Written instruction
Write out the opening lines of the data word for word, up to and including the line with "from matplotlib.ticker import", and leave every picture and every later line out.

════════════════════

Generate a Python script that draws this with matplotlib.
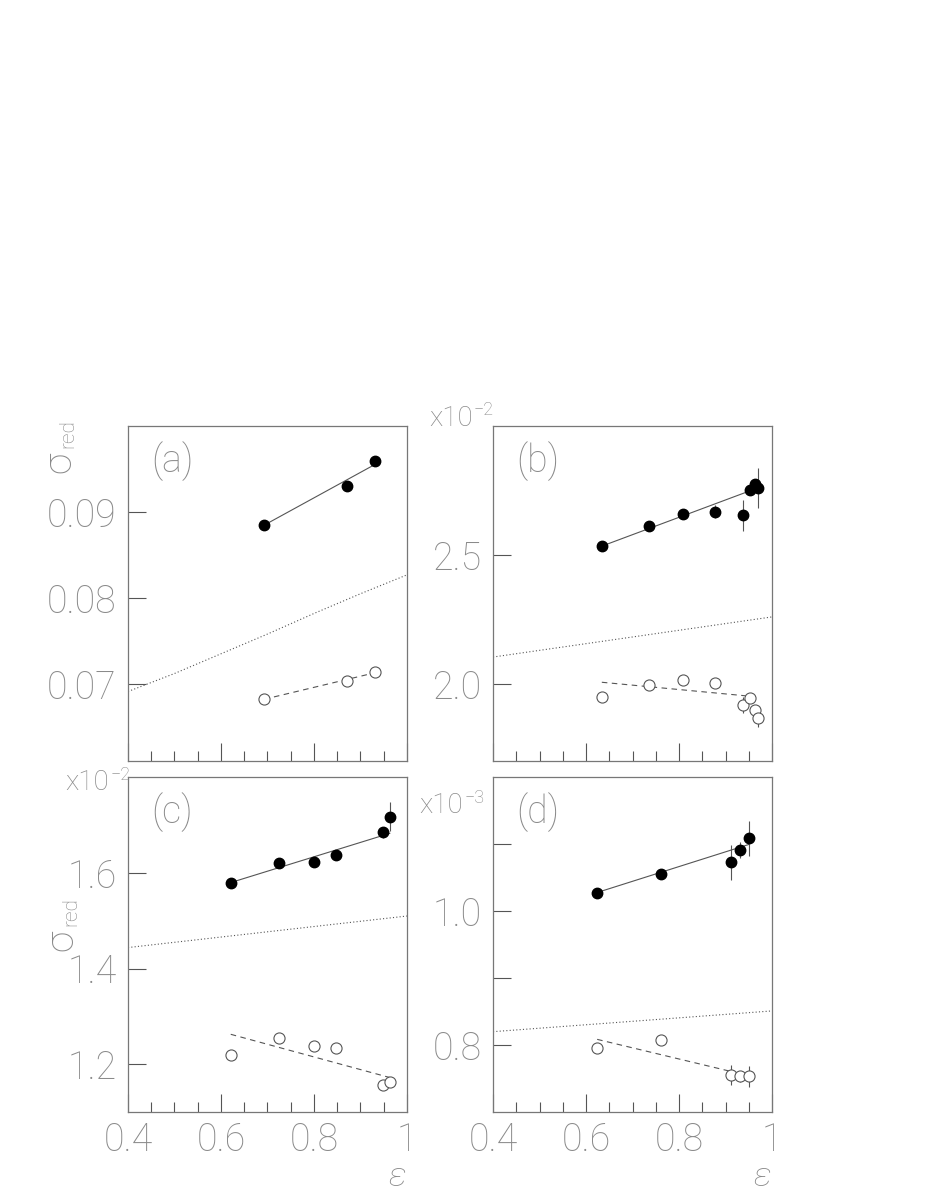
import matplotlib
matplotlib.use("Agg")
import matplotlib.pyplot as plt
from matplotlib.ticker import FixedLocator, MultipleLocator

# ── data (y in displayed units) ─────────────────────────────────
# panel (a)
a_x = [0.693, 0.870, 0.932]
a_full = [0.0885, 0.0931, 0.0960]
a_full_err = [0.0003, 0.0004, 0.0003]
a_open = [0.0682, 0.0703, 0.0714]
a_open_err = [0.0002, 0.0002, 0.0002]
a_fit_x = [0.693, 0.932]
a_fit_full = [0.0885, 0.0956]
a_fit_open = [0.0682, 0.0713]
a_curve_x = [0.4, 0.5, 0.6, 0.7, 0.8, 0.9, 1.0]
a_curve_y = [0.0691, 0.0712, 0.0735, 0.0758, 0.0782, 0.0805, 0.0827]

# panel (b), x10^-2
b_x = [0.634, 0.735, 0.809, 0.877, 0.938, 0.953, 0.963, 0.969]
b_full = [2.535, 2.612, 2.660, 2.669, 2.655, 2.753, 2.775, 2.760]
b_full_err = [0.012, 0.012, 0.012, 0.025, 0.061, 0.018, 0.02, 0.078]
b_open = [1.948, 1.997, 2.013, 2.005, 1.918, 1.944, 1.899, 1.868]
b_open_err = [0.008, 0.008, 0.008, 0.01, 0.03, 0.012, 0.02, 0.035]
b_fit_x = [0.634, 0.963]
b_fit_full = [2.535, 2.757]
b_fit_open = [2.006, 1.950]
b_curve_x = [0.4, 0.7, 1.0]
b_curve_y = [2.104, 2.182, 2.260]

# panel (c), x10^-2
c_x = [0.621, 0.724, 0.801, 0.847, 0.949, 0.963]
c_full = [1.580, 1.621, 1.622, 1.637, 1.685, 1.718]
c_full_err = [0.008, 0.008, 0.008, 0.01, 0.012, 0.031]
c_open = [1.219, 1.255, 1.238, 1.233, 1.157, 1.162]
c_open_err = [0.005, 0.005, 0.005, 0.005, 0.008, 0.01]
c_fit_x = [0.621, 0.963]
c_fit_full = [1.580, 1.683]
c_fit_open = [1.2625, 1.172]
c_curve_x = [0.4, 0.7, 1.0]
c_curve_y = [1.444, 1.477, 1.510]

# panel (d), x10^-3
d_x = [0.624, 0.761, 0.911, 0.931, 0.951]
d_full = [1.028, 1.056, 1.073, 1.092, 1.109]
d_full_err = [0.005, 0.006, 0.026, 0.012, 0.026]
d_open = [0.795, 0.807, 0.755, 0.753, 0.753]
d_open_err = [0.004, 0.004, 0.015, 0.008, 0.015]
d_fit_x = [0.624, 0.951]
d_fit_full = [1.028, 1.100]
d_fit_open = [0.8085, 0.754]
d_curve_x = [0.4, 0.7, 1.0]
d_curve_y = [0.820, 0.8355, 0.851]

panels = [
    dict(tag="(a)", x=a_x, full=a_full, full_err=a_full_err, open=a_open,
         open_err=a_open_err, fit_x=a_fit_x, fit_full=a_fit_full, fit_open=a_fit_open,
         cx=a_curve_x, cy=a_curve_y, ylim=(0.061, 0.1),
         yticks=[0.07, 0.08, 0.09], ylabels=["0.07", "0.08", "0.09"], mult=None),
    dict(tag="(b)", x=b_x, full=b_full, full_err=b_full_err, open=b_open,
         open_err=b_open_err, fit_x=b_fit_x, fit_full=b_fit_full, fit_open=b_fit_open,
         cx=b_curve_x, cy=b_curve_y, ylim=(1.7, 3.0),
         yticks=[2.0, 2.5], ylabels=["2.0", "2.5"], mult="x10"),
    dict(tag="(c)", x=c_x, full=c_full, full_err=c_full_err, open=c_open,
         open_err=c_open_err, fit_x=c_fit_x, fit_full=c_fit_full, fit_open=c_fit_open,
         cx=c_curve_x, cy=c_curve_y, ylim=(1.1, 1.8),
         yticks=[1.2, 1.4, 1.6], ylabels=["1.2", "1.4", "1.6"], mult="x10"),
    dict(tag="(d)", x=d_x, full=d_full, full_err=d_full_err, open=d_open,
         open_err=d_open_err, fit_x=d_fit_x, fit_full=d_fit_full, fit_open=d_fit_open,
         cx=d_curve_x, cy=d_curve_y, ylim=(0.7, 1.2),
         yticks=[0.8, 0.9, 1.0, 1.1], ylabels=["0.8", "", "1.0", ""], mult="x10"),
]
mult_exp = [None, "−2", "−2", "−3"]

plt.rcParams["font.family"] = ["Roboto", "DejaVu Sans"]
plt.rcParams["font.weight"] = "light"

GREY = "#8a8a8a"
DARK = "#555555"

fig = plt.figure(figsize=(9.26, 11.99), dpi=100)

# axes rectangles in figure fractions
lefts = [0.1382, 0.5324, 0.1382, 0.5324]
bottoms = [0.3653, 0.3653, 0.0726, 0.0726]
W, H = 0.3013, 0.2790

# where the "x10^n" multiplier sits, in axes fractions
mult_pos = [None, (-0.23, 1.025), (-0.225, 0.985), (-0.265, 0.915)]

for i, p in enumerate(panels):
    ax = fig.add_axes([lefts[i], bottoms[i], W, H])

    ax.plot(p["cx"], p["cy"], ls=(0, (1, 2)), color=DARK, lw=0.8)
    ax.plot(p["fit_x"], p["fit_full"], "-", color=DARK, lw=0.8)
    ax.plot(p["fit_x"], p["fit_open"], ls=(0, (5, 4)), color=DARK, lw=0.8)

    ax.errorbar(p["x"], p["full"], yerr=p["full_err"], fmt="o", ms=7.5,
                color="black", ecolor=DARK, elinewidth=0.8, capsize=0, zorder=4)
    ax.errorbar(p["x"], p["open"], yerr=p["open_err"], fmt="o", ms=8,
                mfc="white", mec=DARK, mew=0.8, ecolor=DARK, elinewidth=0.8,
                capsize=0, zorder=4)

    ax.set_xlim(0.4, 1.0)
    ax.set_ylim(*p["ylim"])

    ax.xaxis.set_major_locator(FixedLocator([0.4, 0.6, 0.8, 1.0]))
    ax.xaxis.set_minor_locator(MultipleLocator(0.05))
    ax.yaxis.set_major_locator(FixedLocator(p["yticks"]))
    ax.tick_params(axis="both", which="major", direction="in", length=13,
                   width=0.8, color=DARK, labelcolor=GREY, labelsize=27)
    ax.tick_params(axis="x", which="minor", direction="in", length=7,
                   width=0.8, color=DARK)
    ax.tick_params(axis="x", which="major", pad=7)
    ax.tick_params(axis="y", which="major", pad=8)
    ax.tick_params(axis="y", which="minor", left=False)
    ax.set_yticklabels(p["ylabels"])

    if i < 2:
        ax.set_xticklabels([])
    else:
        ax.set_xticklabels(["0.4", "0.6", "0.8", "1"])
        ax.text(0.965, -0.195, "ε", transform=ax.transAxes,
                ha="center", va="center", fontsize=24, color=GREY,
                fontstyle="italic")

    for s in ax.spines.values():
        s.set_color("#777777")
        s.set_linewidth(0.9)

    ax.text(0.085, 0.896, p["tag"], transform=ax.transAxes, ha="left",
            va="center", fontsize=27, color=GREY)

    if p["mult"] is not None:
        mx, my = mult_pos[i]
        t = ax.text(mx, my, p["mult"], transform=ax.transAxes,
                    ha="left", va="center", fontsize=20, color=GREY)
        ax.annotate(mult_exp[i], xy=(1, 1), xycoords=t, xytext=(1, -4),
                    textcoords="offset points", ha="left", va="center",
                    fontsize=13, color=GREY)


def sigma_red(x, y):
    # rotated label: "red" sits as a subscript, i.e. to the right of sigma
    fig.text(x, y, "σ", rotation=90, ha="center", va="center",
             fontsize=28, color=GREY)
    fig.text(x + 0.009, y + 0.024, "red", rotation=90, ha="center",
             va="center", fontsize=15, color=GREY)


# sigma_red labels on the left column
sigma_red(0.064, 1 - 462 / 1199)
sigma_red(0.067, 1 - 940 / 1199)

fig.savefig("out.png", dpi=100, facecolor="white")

════════════════════

Full solution
Generate a Python script that draws this with matplotlib.
import matplotlib
matplotlib.use("Agg")
import matplotlib.pyplot as plt
from matplotlib.ticker import FixedLocator, MultipleLocator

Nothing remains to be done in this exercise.